■ STORED DATA
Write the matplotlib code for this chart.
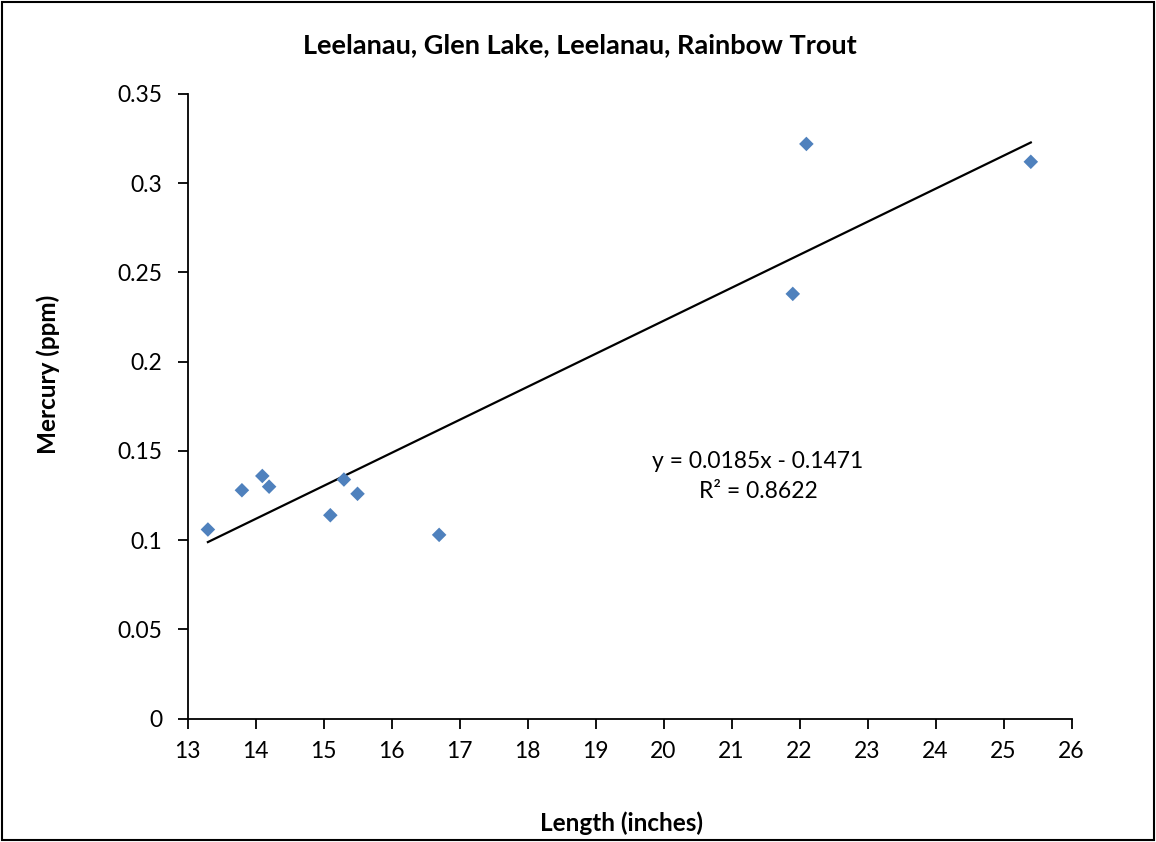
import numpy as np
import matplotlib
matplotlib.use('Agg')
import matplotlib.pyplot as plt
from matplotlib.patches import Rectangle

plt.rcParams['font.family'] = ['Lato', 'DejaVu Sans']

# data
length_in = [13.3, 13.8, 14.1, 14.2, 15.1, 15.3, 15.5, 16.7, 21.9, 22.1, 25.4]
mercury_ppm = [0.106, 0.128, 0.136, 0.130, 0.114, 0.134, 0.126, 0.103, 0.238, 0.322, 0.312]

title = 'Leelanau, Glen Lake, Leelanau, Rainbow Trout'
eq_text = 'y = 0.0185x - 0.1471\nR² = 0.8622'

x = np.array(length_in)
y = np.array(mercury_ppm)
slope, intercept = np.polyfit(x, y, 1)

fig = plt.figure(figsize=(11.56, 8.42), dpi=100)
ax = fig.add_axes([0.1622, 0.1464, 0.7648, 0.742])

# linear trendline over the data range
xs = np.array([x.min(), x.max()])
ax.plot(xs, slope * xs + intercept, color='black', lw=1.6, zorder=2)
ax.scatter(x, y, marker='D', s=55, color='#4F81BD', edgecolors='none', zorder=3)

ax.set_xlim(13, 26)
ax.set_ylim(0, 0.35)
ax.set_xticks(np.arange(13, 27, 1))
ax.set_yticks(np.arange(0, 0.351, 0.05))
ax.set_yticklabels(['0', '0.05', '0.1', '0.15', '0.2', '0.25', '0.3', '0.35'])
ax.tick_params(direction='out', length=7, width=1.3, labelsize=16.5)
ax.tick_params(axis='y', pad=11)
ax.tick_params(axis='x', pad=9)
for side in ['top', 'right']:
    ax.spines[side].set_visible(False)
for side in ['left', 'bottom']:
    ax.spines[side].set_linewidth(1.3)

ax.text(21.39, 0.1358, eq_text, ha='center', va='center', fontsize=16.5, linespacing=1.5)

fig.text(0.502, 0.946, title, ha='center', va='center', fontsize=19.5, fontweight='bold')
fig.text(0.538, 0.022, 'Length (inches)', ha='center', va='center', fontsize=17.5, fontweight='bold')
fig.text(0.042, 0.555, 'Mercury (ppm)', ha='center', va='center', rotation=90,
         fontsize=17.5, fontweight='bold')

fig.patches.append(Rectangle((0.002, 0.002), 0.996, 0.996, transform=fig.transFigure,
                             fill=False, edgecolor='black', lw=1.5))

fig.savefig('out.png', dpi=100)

■ EXERCISE DETAILS
Skip the pictures, please, and transcribe only the lines from the beginning of the material through the one that contains "ax.spines[side].set_linewidth(1.3)".

■ ANSWER TO THIS PROBLEM
Write the matplotlib code for this chart.
import numpy as np
import matplotlib
matplotlib.use('Agg')
import matplotlib.pyplot as plt
from matplotlib.patches import Rectangle

plt.rcParams['font.family'] = ['Lato', 'DejaVu Sans']

# data
length_in = [13.3, 13.8, 14.1, 14.2, 15.1, 15.3, 15.5, 16.7, 21.9, 22.1, 25.4]
mercury_ppm = [0.106, 0.128, 0.136, 0.130, 0.114, 0.134, 0.126, 0.103, 0.238, 0.322, 0.312]

title = 'Leelanau, Glen Lake, Leelanau, Rainbow Trout'
eq_text = 'y = 0.0185x - 0.1471\nR² = 0.8622'

x = np.array(length_in)
y = np.array(mercury_ppm)
slope, intercept = np.polyfit(x, y, 1)

fig = plt.figure(figsize=(11.56, 8.42), dpi=100)
ax = fig.add_axes([0.1622, 0.1464, 0.7648, 0.742])

# linear trendline over the data range
xs = np.array([x.min(), x.max()])
ax.plot(xs, slope * xs + intercept, color='black', lw=1.6, zorder=2)
ax.scatter(x, y, marker='D', s=55, color='#4F81BD', edgecolors='none', zorder=3)

ax.set_xlim(13, 26)
ax.set_ylim(0, 0.35)
ax.set_xticks(np.arange(13, 27, 1))
ax.set_yticks(np.arange(0, 0.351, 0.05))
ax.set_yticklabels(['0', '0.05', '0.1', '0.15', '0.2', '0.25', '0.3', '0.35'])
ax.tick_params(direction='out', length=7, width=1.3, labelsize=16.5)
ax.tick_params(axis='y', pad=11)
ax.tick_params(axis='x', pad=9)
for side in ['top', 'right']:
    ax.spines[side].set_visible(False)
for side in ['left', 'bottom']:
    ax.spines[side].set_linewidth(1.3)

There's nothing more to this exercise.